Does your company utilize customer surveys? More importantly, if you do send customer surveys, do your customers respond and do you listen to their feedback and change your strategy accordingly? In a recent article, Marianne Hynd discusses a report that shows that a low percentage of customers respond to surveys and the ones who do respond feel like the company won’t listen or implement their feedback. If your company truly cares about customer feedback, then you have to let your customers know you’re listening to them and you care. Hynd provides four ways your company can improve customer satisfaction and encourage them to share their opinions.
1) Close the loop: The customer has called your company and a call center agent has resolved their issue. Great! However, this isn’t where your company’s role should end. Hynd recommends following up the resolution by asking the customer how they felt the conversation went and how it could have been better. Once they give you their feedback, let them know as soon as possible that you appreciate their feedback. You should also inform the customer that the company will utilize their input moving forward to make a better customer experience.

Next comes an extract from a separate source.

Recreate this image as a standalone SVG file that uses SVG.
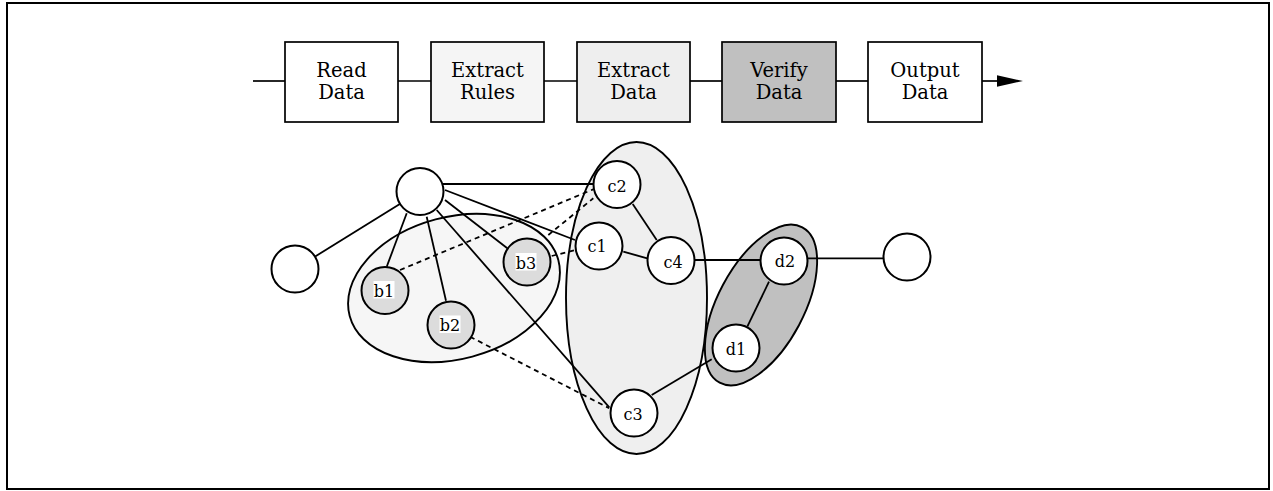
<svg xmlns="http://www.w3.org/2000/svg" width="1273" height="491" viewBox="0 0 1273 491">
<style>
.box{stroke:#000;stroke-width:1.7}
.bt{font-family:"DejaVu Serif",serif;font-size:19.5px;text-anchor:middle;fill:#000}
.n{fill:#fff;stroke:#000;stroke-width:2}
.nb{fill:#dcdcdc;stroke:#000;stroke-width:2}
.nt{font-family:"DejaVu Serif",serif;font-size:16px;text-anchor:middle;fill:#000}
.e{fill:none;stroke:#000;stroke-width:1.8}
.d{fill:none;stroke:#000;stroke-width:1.8;stroke-dasharray:5 4}
.grp{stroke:#000;stroke-width:1.9}
.pl{stroke:#000;stroke-width:1.7}
</style>
<rect x="0" y="0" width="1273" height="491" fill="#fff"/>
<rect x="7" y="3" width="1262" height="486" fill="none" stroke="#000" stroke-width="2"/>

<g id="pipeline">
<line class="pl" x1="253" y1="81" x2="285" y2="81"/>
<line class="pl" x1="398" y1="81" x2="431" y2="81"/>
<line class="pl" x1="544" y1="81" x2="577" y2="81"/>
<line class="pl" x1="690" y1="81" x2="722" y2="81"/>
<line class="pl" x1="836" y1="81" x2="868" y2="81"/>
<line class="pl" x1="982" y1="81" x2="1000" y2="81"/>
<polygon points="997,75.2 1023,81 997,86.8" fill="#000"/>
</g>
<g id="box-read"><rect class="box" x="285" y="42" width="113" height="80" fill="#fff"/><text class="bt" x="341.5" y="77">Read</text><text class="bt" x="341.5" y="99">Data</text></g>
<g id="box-rules"><rect class="box" x="431" y="42" width="113" height="80" fill="#f5f5f5"/><text class="bt" x="487.5" y="77">Extract</text><text class="bt" x="487.5" y="99">Rules</text></g>
<g id="box-extract"><rect class="box" x="577" y="42" width="113" height="80" fill="#eeeeee"/><text class="bt" x="633.5" y="77">Extract</text><text class="bt" x="633.5" y="99">Data</text></g>
<g id="box-verify"><rect class="box" x="722" y="42" width="114" height="80" fill="#c0c0c0"/><text class="bt" x="779" y="77">Verify</text><text class="bt" x="779" y="99">Data</text></g>
<g id="box-output"><rect class="box" x="868" y="42" width="114" height="80" fill="#fff"/><text class="bt" x="925" y="77">Output</text><text class="bt" x="925" y="99">Data</text></g>

<g id="group-b"><ellipse class="grp" cx="454" cy="288" rx="108" ry="71" transform="rotate(-15 454 288)" fill="#f6f6f6"/></g>
<g id="group-c"><ellipse class="grp" cx="636.5" cy="298" rx="70.5" ry="156" fill="#efefef"/></g>
<g id="group-d"><ellipse class="grp" cx="761" cy="305" rx="88" ry="43" transform="rotate(-62 761 305)" fill="#c0c0c0"/></g>

<g id="connectors">
<line class="e" x1="420" y1="191.5" x2="295" y2="269"/>
<line class="e" x1="441" y1="184" x2="593" y2="184"/>
<line class="e" x1="406.7" y1="213.3" x2="386.7" y2="266.7"/>
<line class="e" x1="426.7" y1="216.7" x2="446" y2="300.7"/>
<line class="e" x1="445" y1="200" x2="507.3" y2="248.3"/>
<line class="e" x1="445" y1="190" x2="575" y2="240"/>
<line class="e" x1="436.7" y1="210" x2="609.3" y2="407.3"/>
<line class="e" x1="632.7" y1="204" x2="656.7" y2="240"/>
<line class="e" x1="623.3" y1="251.7" x2="647.3" y2="258.3"/>
<line class="e" x1="695" y1="260" x2="760" y2="260"/>
<line class="e" x1="805" y1="258.3" x2="883" y2="258.3"/>
<line class="e" x1="769" y1="281.7" x2="747.3" y2="326.7"/>
<line class="e" x1="711.7" y1="359.3" x2="651.7" y2="395"/>
<line class="d" x1="400" y1="270" x2="593.3" y2="189.3"/>
<line class="d" x1="548.3" y1="235" x2="593.3" y2="198.3"/>
<line class="d" x1="551.7" y1="256" x2="575" y2="250"/>
<line class="d" x1="470" y1="336.7" x2="609.3" y2="408.3"/>
</g>

<g id="node-top"><circle class="n" cx="420" cy="191.5" r="23.5"/></g>
<g id="node-left"><circle class="n" cx="295" cy="269" r="23.5"/></g>
<g id="node-right"><circle class="n" cx="907" cy="257" r="23.5"/></g>
<g id="node-b1"><circle class="nb" cx="385" cy="290.5" r="23.5"/><rect x="373.5" y="281" width="21" height="17.5" fill="#fff"/><text class="nt" x="384" y="296.5">b1</text></g>
<g id="node-b2"><circle class="nb" cx="451" cy="325" r="23.5"/><rect x="439.5" y="315.5" width="21" height="17.5" fill="#fff"/><text class="nt" x="450" y="331">b2</text></g>
<g id="node-b3"><circle class="nb" cx="527" cy="262" r="23.5"/><rect x="515.5" y="253" width="21" height="17.5" fill="#fff"/><text class="nt" x="526" y="268.5">b3</text></g>
<g id="node-c1"><circle class="n" cx="599" cy="246" r="23.5"/><text class="nt" x="597" y="252">c1</text></g>
<g id="node-c2"><circle class="n" cx="617" cy="184.5" r="23.5"/><text class="nt" x="617" y="191.5">c2</text></g>
<g id="node-c3"><circle class="n" cx="634" cy="413" r="23.5"/><text class="nt" x="633" y="420">c3</text></g>
<g id="node-c4"><circle class="n" cx="671" cy="260.5" r="23.5"/><text class="nt" x="673" y="267.5">c4</text></g>
<g id="node-d1"><circle class="n" cx="736" cy="348" r="23.5"/><text class="nt" x="736" y="354.5">d1</text></g>
<g id="node-d2"><circle class="n" cx="784" cy="261" r="23.5"/><text class="nt" x="785" y="267">d2</text></g>
</svg>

2) Share feedback findings with your customers: Do you want your customers to know you care about their insights? Show them! Send out a newsletter or feature a page on your website that gives real-life examples of customer feedback that was used in creating a better customer experience or company strategy. This will help customers trust that their opinions matter to your company because they’ll be able to see proof instead of strictly relying on your word.

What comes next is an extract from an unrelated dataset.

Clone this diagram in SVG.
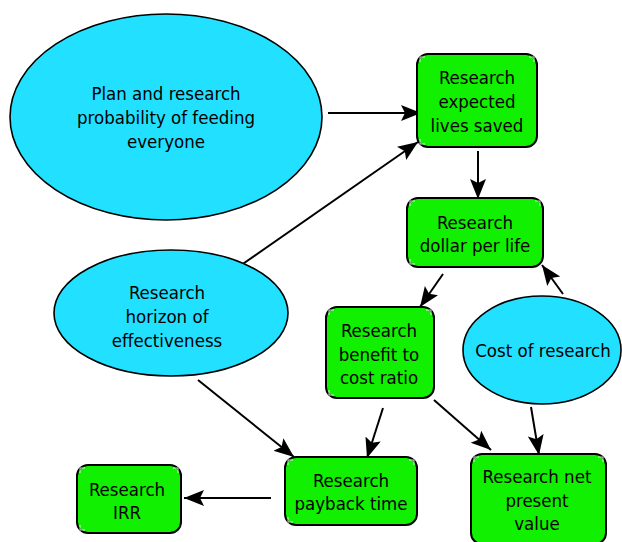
<svg xmlns="http://www.w3.org/2000/svg" width="622" height="542" viewBox="0 0 622 542">
<defs>
<marker id="ah" markerUnits="userSpaceOnUse" markerWidth="22" markerHeight="18" refX="20" refY="9" orient="auto">
<path d="M0,1 L20,9 L0,17 L4,9 Z" fill="#000"/>
</marker>
<style>
.ell{fill:#22e0ff;stroke:#000;stroke-width:1.6}
.box{fill:#11f000;stroke:#000;stroke-width:2}
.cm{fill:none;stroke:#fff;stroke-width:1;opacity:0.8}
.t{font-family:"DejaVu Sans Condensed","DejaVu Sans","Liberation Sans",sans-serif;font-stretch:condensed;font-size:18.5px;fill:#000;text-anchor:middle;dominant-baseline:central}
.c{stroke:#000;stroke-width:2;fill:none;marker-end:url(#ah)}
</style>
</defs>
<rect width="622" height="542" fill="#fff"/>
<g id="connectors">
<line class="c" x1="328" y1="113" x2="421" y2="113"/>
<line class="c" x1="237" y1="268" x2="418" y2="142"/>
<line class="c" x1="478" y1="151" x2="478" y2="199"/>
<line class="c" x1="443" y1="274" x2="420" y2="307"/>
<line class="c" x1="563" y1="294" x2="542" y2="265"/>
<line class="c" x1="383" y1="408" x2="367" y2="458"/>
<line class="c" x1="434" y1="400" x2="491" y2="450"/>
<line class="c" x1="531" y1="407" x2="539" y2="455"/>
<line class="c" x1="198" y1="380" x2="294" y2="457"/>
<line class="c" x1="271" y1="498" x2="184" y2="498"/>
</g>
<g id="plan">
<ellipse class="ell" cx="166" cy="117" rx="156" ry="103"/>
<text class="t" x="166" y="93">Plan and research</text>
<text class="t" x="166" y="117">probability of feeding</text>
<text class="t" x="166" y="141">everyone</text>
</g>
<g id="horizon">
<ellipse class="ell" cx="171" cy="313" rx="117" ry="63"/>
<text class="t" x="167" y="292">Research</text>
<text class="t" x="167" y="316">horizon of</text>
<text class="t" x="167" y="340">effectiveness</text>
</g>
<g id="cost">
<ellipse class="ell" cx="542" cy="350" rx="79" ry="54"/>
<text class="t" x="543" y="350">Cost of research</text>
</g>
<g id="lives">
<rect class="box" x="417" y="54" width="120" height="93" rx="11"/>
<path class="cm" d="M420,62 V57 H425 M534,62 V57 H529 M420,139 V144 H425"/>
<text class="t" x="477" y="77">Research</text>
<text class="t" x="477" y="101">expected</text>
<text class="t" x="477" y="125">lives saved</text>
</g>
<g id="dollar">
<rect class="box" x="407" y="198" width="136" height="69" rx="11"/>
<path class="cm" d="M410,206 V201 H415 M540,206 V201 H535 M410,259 V264 H415"/>
<text class="t" x="475" y="222">Research</text>
<text class="t" x="475" y="245">dollar per life</text>
</g>
<g id="benefit">
<rect class="box" x="326" y="307" width="108" height="91" rx="11"/>
<path class="cm" d="M329,315 V310 H334 M431,315 V310 H426 M329,390 V395 H334"/>
<text class="t" x="379" y="330">Research</text>
<text class="t" x="379" y="354">benefit to</text>
<text class="t" x="379" y="377">cost ratio</text>
</g>
<g id="irr">
<rect class="box" x="77" y="465" width="104" height="68" rx="11"/>
<path class="cm" d="M80,473 V468 H85 M178,473 V468 H173 M80,525 V530 H85"/>
<text class="t" x="127" y="489">Research</text>
<text class="t" x="127" y="512">IRR</text>
</g>
<g id="payback">
<rect class="box" x="285" y="457" width="132" height="68" rx="11"/>
<path class="cm" d="M288,465 V460 H293 M414,465 V460 H409 M288,517 V522 H293"/>
<text class="t" x="351" y="480">Research</text>
<text class="t" x="351" y="503">payback time</text>
</g>
<g id="npv">
<rect class="box" x="471" y="454" width="135" height="90" rx="11"/>
<path class="cm" d="M474,462 V457 H479 M603,462 V457 H598"/>
<text class="t" x="537" y="476">Research net</text>
<text class="t" x="537" y="500">present</text>
<text class="t" x="537" y="523">value</text>
</g>
</svg>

3) Highlight the negative feedback: You don’t gain trust by sweeping your negative feedback under the rug. If you truly care about what your customers think, you will acknowledge when your product or service has been poor and address how you’ll work to fix the issue moving forward. Show your customers examples of negative feedback with a genuine response from a company representative on how they can, or will, fix it.
4) Get your customers involved: If there’s motif in these solutions, it’s customer involvement. We’re in an age where customers want to be more than consumers; they want to be a part of something bigger and contribute to change and improvement. Hynd states that by inviting customers to join focus groups or other strategic improvement efforts, you’re essentially welcoming them as a key part of your company. This ultimately builds stronger customer loyalty while gaining real, valuable insight for company improvement.
Many companies send out surveys and tests constantly, and it often fatigues customers, especially if they never see results from sharing their feedback. If you aren’t taking your customers’ opinions seriously, or you’re not being transparent with them about how you’re utilizing their feedback, you’re going to see a downward spiral in customer loyalty. Show them you really care and include them in your company’s strategic planning, and you’ll see an increase in customer enthusiasm and loyalty while improving your company and seeing a great return on investment.